À son réveil, il était en forme et chemina vers la salle des fêtes privatisée par le club d’échecs. Les habitués « poussiéreux » étaient là, retraités cadres sup, quelques ados collégiens.

Madame Lajoie, la présidente, fort ravie de le voir, vint à sa rencontre.

— Père Pain, quel plaisir ? Voulons-nous jouer ?

— Mais oui, mais oui. Le Doc est-il ici ?

— Le Doc ? C’est un affreux lâcheur ! On ne peut pas compter sur cet homme ! Nous ne sommes pas assez bien pour lui !

— Ah bon ?

— Monsieur est à la chasse à courre avec madame la Baronne ! Cet homme à tous les vices ! L’orgueil, la gourmandise, la luxure, la malice…

— La malice ? J’ignorai que cela fut un vice.

— Chez lui, oui ! Il a une manière de gagner… Ses yeux, tout est dans son regard. Cet homme voit tout ! C’est… Très anormal !

— Mais enfin…

— N’allez pas dire que je médis de lui ! Loin de moi cette idée. Je ne suis pas une de ces commères…
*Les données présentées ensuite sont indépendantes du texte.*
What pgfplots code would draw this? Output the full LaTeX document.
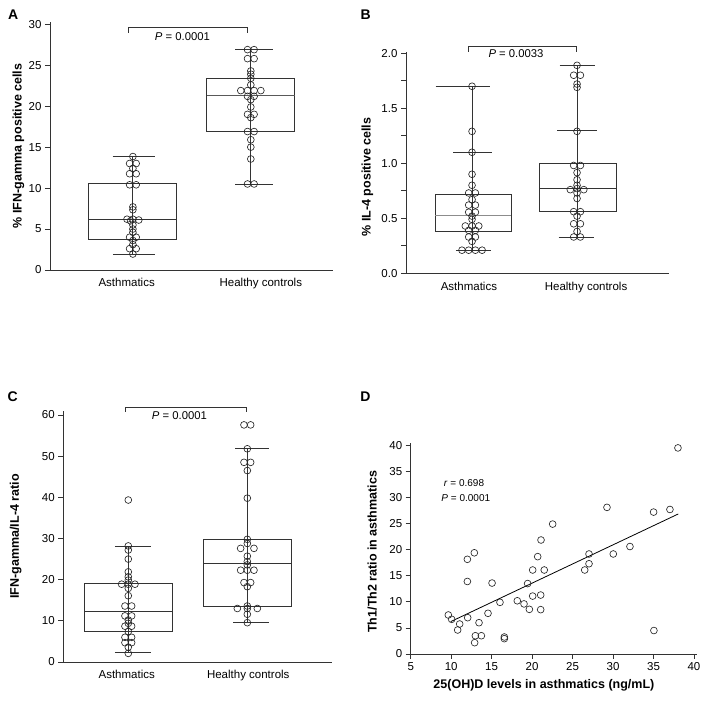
\documentclass[border=0pt]{standalone}
\usepackage{fontspec}
\setmainfont{Liberation Sans}
\usepackage{pgfplots}
\pgfplotsset{compat=1.18}

\pgfplotsset{
  panel/.style={
    scale only axis, clip=false,
    axis x line=bottom, axis y line=left,
    axis line style={-, line width=0.8pt, black!80},
    tick align=outside, major tick length=5pt,
    tick style={black!80, line width=0.8pt},
    tick label style={font=\fontsize{11.5}{13}\selectfont},
    label style={font=\bfseries\fontsize{12.5}{14}\selectfont},
    /pgf/number format/assume math mode=true,
  },
  boxpanel/.style={
    panel,
    xtick style={draw=none},
    xticklabels={Asthmatics, Healthy controls},
  },
  dots/.style={only marks, mark=o, mark size=3.4pt,
    mark options={fill=white, draw=black!85, line width=0.65pt}},
  bx/.style={draw=black!80, line width=0.8pt, solid, mark=none},
}
\newcommand{\pval}[1]{\textit{P} = #1}
% one straight piece of a box plot: x1, y1, x2, y2
\newcommand{\seg}[5][]{\addplot[bx,#1] coordinates {(#2,#3) (#4,#5)};}
% box: left, right, lower quartile, upper quartile
\newcommand{\rect}[4]{\addplot[bx] coordinates {(#1,#3) (#2,#3) (#2,#4) (#1,#4) (#1,#3)};}

\begin{document}
\begin{tikzpicture}
\useasboundingbox (0pt,0pt) rectangle (708pt,700pt);

% ---------- A ----------
\begin{axis}[boxpanel, at={(50pt,430pt)}, anchor=south west,
  width=283pt, height=248.2pt,
  xmin=0.297, xmax=2.697, ymin=0, ymax=30.3,
  xtick={0.947,2.085}, ytick={0,5,...,30},
  ylabel={\% IFN-gamma positive cells},
  ylabel style={at={(axis description cs:-0.112,0.5)}, anchor=center}]
% asthmatics: whiskers 1.93 / 13.85, quartiles 3.75 / 10.55, median 6.2
\seg{1}{1.93}{1}{13.85}
\rect{0.62}{1.373}{3.75}{10.55}
\seg{0.62}{6.2}{1.373}{6.2}
\seg{0.828}{13.85}{1.186}{13.85}
\seg{0.83}{1.93}{1.186}{1.93}
% healthy controls: whiskers 10.5 / 26.95, quartiles 16.9 / 23.45, median 21.3
\seg{2}{10.5}{2}{26.95}
\rect{1.627}{2.373}{16.9}{23.45}
\seg[draw=black!65]{1.627}{21.3}{2.373}{21.3}
\seg{1.867}{26.95}{2.186}{26.95}
\seg{1.867}{10.5}{2.186}{10.5}
\addplot[dots] coordinates {
  (1,13.85) (0.972,13.0) (1.028,13.0) (1,12.4) (0.972,11.75) (1.028,11.75)
  (0.972,10.4) (1.028,10.4) (1,7.7) (1,7.35) (0.95,6.2) (1,6.2) (1.05,6.1) (0.98,6.0)
  (1,5.5) (1,5.0) (1,4.6) (0.972,4.0) (1.028,4.0) (1,3.6) (1,3.1)
  (0.972,2.6) (1.028,2.6) (1,1.95)
  (1.972,26.9) (2.028,26.9) (1.972,25.8) (2.028,25.8) (2,24.3) (2,23.9) (2,23.4) (2,22.6)
  (1.915,21.9) (1.972,21.9) (2.028,21.9) (2.085,21.9) (1.972,21.2) (2.028,21.2) (2,20.8)
  (2,19.9) (1.972,19.0) (2.028,19.0) (2,18.6) (1.972,16.9) (2.028,16.9) (2,15.9) (2,15.0)
  (2,13.55) (1.972,10.5) (2.028,10.5)
};
\draw[black!80, line width=0.8pt] (axis cs:0.96,28.97) |- (axis cs:1.97,29.63) -- (axis cs:1.97,28.97);
\node[font=\fontsize{11.3}{13}\selectfont] at (axis cs:1.42,28.5) {\pval{0.0001}};
\end{axis}

% ---------- B ----------
\begin{axis}[boxpanel, at={(406pt,426.7pt)}, anchor=south west,
  width=263pt, height=221.7pt,
  xmin=0.371, xmax=2.876, ymin=0, ymax=2.015,
  xtick={0.97,2.086}, ytick={0,0.5,...,2.0}, minor ytick={0.25,0.75,1.25,1.75},
  minor tick length=5pt,
  yticklabel style={/pgf/number format/.cd, fixed, fixed zerofill, precision=1},
  ylabel={\% IL-4 positive cells},
  ylabel style={at={(axis description cs:-0.147,0.434)}, anchor=center}]
% asthmatics
\seg{1}{0.21}{1}{1.70}
\rect{0.648}{1.374}{0.385}{0.72}
\seg[draw=black!45]{0.648}{0.525}{1.374}{0.525}
\seg{0.654}{1.70}{1.17}{1.70}
\seg{0.82}{1.10}{1.187}{1.10}
\seg{0.845}{0.21}{1.178}{0.21}
% healthy controls
\seg{2}{0.33}{2}{1.89}
\rect{1.638}{2.371}{0.56}{1.0}
\seg{1.638}{0.77}{2.371}{0.77}
\seg{1.835}{1.89}{2.169}{1.89}
\seg{1.813}{1.30}{2.188}{1.30}
\seg{1.824}{0.33}{2.162}{0.33}
\addplot[dots] coordinates {
  (1,1.70) (1,1.29) (1,1.10) (1,0.90) (1,0.80) (0.968,0.73) (1.032,0.73) (1,0.67)
  (0.968,0.62) (1.032,0.62) (0.968,0.555) (1.032,0.555) (1,0.52) (1,0.49)
  (0.936,0.43) (1,0.43) (1.064,0.43) (0.968,0.39) (1.032,0.39) (0.968,0.33) (1.032,0.33)
  (1,0.29) (0.904,0.21) (0.968,0.21) (1.032,0.21) (1.096,0.21)
  (2,1.89) (1.968,1.80) (2.032,1.80) (2,1.72) (2,1.69) (2,1.29) (1.968,0.98) (2.032,0.98)
  (2,0.915) (2,0.85) (2,0.80) (1.936,0.76) (2,0.77) (2.064,0.76) (2,0.73) (2,0.68)
  (1.968,0.56) (2.032,0.56) (2,0.52) (1.968,0.45) (2.032,0.45) (2,0.38)
  (1.968,0.33) (2.032,0.33)
};
\draw[black!80, line width=0.8pt] (axis cs:0.965,2.015) |- (axis cs:1.993,2.06) -- (axis cs:1.993,2.015);
\node[font=\fontsize{11.3}{13}\selectfont] at (axis cs:1.419,2.0) {\pval{0.0033}};
\end{axis}

% ---------- C ----------
\begin{axis}[boxpanel, at={(63.3pt,38pt)}, anchor=south west,
  width=268.4pt, height=251.1pt,
  xmin=0.454, xmax=2.709, ymin=0, ymax=61,
  xtick={0.987,2.008}, ytick={0,10,...,60},
  ylabel={IFN-gamma/IL-4 ratio},
  ylabel style={at={(axis description cs:-0.177,0.5)}, anchor=center}]
% asthmatics
\seg{1}{2.25}{1}{28.2}
\rect{0.63}{1.37}{7.55}{19.1}
\seg{0.63}{12.4}{1.37}{12.4}
\seg{0.888}{28.2}{1.188}{28.2}
\seg{0.888}{2.25}{1.188}{2.25}
% healthy controls
\seg{2}{9.55}{2}{51.8}
\rect{1.628}{2.373}{13.4}{29.8}
\seg{1.628}{24.0}{2.373}{24.0}
\seg{1.897}{51.8}{2.185}{51.8}
\seg{1.88}{9.55}{2.185}{9.55}
\addplot[dots] coordinates {
  (1,39.35) (1,28.2) (1,27.2) (1,25.0) (1,21.9) (1,20.7) (1,19.9)
  (0.944,18.9) (1,18.9) (1.056,18.9) (1,17.9) (1,16.1) (0.972,13.6) (1.028,13.6)
  (0.972,11.2) (1.028,11.2) (1,10.2) (1,9.4) (0.972,8.7) (1.028,8.7) (1,7.4)
  (0.972,6.0) (1.028,6.0) (0.972,4.7) (1.028,4.7) (1,3.6) (1,2.1)
  (1.972,57.6) (2.028,57.6) (2,51.8) (1.972,48.5) (2.028,48.5) (2,46.5) (2,39.8)
  (2,29.8) (2,28.8) (1.944,27.6) (2.056,27.6) (2,25.7) (2,24.4) (2,23.6)
  (1.944,22.3) (2,22.3) (2.056,22.3) (1.972,19.3) (2.028,19.3) (2,18.3)
  (2,13.6) (1.916,13.0) (2,13.0) (2.084,13.0) (2,11.6) (2,9.55)
};
\draw[black!80, line width=0.8pt] (axis cs:0.972,60.8) |- (axis cs:1.995,61.87) -- (axis cs:1.995,60.8);
\node[font=\fontsize{11.3}{13}\selectfont] at (axis cs:1.43,59.75) {\pval{0.0001}};
\end{axis}

% ---------- D ----------
\begin{axis}[panel, at={(410.7pt,46pt)}, anchor=south west,
  width=286.5pt, height=211.3pt,
  xmin=5, xmax=40.4, ymin=0, ymax=40.5,
  xtick={5,10,...,40}, ytick={0,5,...,40},
  xlabel={25(OH)D levels in asthmatics (ng/mL)},
  ylabel={Th1/Th2 ratio in asthmatics},
  xlabel style={at={(axis description cs:0.465,-0.147)}, anchor=center},
  ylabel style={at={(axis description cs:-0.134,0.484)}, anchor=center}]
\addplot[black, line width=0.8pt] coordinates {(9.94,6.2) (38.06,26.84)};
\addplot[dots] coordinates {
  (9.65,7.48) (10.06,6.65) (10.8,4.6) (11.05,5.75) (12.0,18.15) (12.0,13.9) (12.04,6.96)
  (12.86,19.4) (12.9,2.17) (12.99,3.5) (13.44,6.0) (13.73,3.5) (14.55,7.8) (15.05,13.6)
  (16.03,9.9) (16.57,3.26) (16.57,2.94) (18.17,10.2) (19.0,9.6) (19.45,13.5) (19.66,8.56)
  (20.07,16.1) (20.07,11.1) (20.69,18.66) (21.06,11.3) (21.06,8.5) (21.1,21.85) (21.5,16.1)
  (22.54,24.9) (26.5,16.1) (27.03,19.17) (27.03,17.3) (29.25,28.1) (30.03,19.17)
  (32.09,20.6) (35.01,27.2) (35.05,4.5) (37.03,27.7) (38.02,39.5)
};
\node[font=\fontsize{10}{12}\selectfont] at (axis cs:11.59,32.8) {\textit{r} = 0.698};
\node[font=\fontsize{10}{12}\selectfont] at (axis cs:11.81,29.97) {\pval{0.0001}};
\end{axis}

\node[font=\bfseries\fontsize{14}{16}\selectfont] at (13.3pt,685.3pt) {A};
\node[font=\bfseries\fontsize{14}{16}\selectfont] at (365.7pt,685pt) {B};
\node[font=\bfseries\fontsize{14}{16}\selectfont] at (12.8pt,303.3pt) {C};
\node[font=\bfseries\fontsize{14}{16}\selectfont] at (365.3pt,303.3pt) {D};
\end{tikzpicture}
\end{document}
— On parle du Doc ? intervint madame Musquin qui vint les rejoindre. Il y aurait beaucoup à dire !

— Allons mesdames, tenta le père.

— Quand on songe qu’il n’est toujours pas marié. Il ne veut pas ! Il court la gueuse ! C’est un cavaleur !

— Madame Musquin ! fit le curé.

— Il ne vit pas comme nous autres. Il nous méprise en réalité, compléta madame Lajoie. De toute façon, c’est un Parisien !

— Mais enfin, vous n’avez pas honte ! intervint madame Truchot, la professeure de Math du Lycée La Boétie. C’est le seul médecin compétent du coin ! Comment pouvez-vous…

— Compétent, je ne dis pas. Mais enfin, on ne sort pas de chez lui sans une catastrophe ! dit madame Musquin. Depuis que je vais voir le docteur Lemou, je vais beaucoup mieux !

— C’est sûr ! Le docteur Tout-va-bien, persifla madame Truchot.

— Il écoute ses patients au moins lui ! dit madame Lajoie.

— Parce qu’il dort, dit madame Truchot.

— Non, il médite !

— Il dort et même il ronfle !

— Mesdames, intervint le père. J’espérai lui demander une chose… Je reviendrai.

— Mon père, restez et jouez…

— Une autre fois peut-être.

— Vous êtes malade, père Pain, s’inquiéta madame Musquin, friande d’un nouveau commérage inédit.

— Non, non…

— Le docteur Lemou sera ravi… commença madame Lajoie.

— Ce n’est pas un problème médical ! s’impatienta le curé.

— Ah bon ? Mais quoi d’autre ?

— Mesdames, je vous salue, se déroba le père.

Tout en s’esquivant, le père Pain ne manqua pas d’entendre le moulin à parole des commères qui était lancé.

— Avec les curés, c’est toujours pareil. Pas moyen de savoir de quoi ils parlent.

— Toujours des faux-fuyants, approuva madame Lajoie.

— Vous n’en avez pas marre de bavasser sur les gens comme ça ? s’indigna madame Truchot.

— Ma pauvre, vous n’y comprenez rien…

Le Doc était au château de la Concherie avec la coterie des environs. C’était pourtant vrai qu’il était snob avec ses voitures de sport ostentatoires : le Doc était hors d’atteinte de la rédemption, c’était une évidence. Une âme perdue.

Ce n’était pas une mauvaise idée d’aller rendre une petite visite de politesse à madame la baronne pour lui rappeler dans quel état de vétusté se trouvait l’église.

Se hâtant vers sa vieille Renault, le père était résolu plus que jamais à voir le Doc.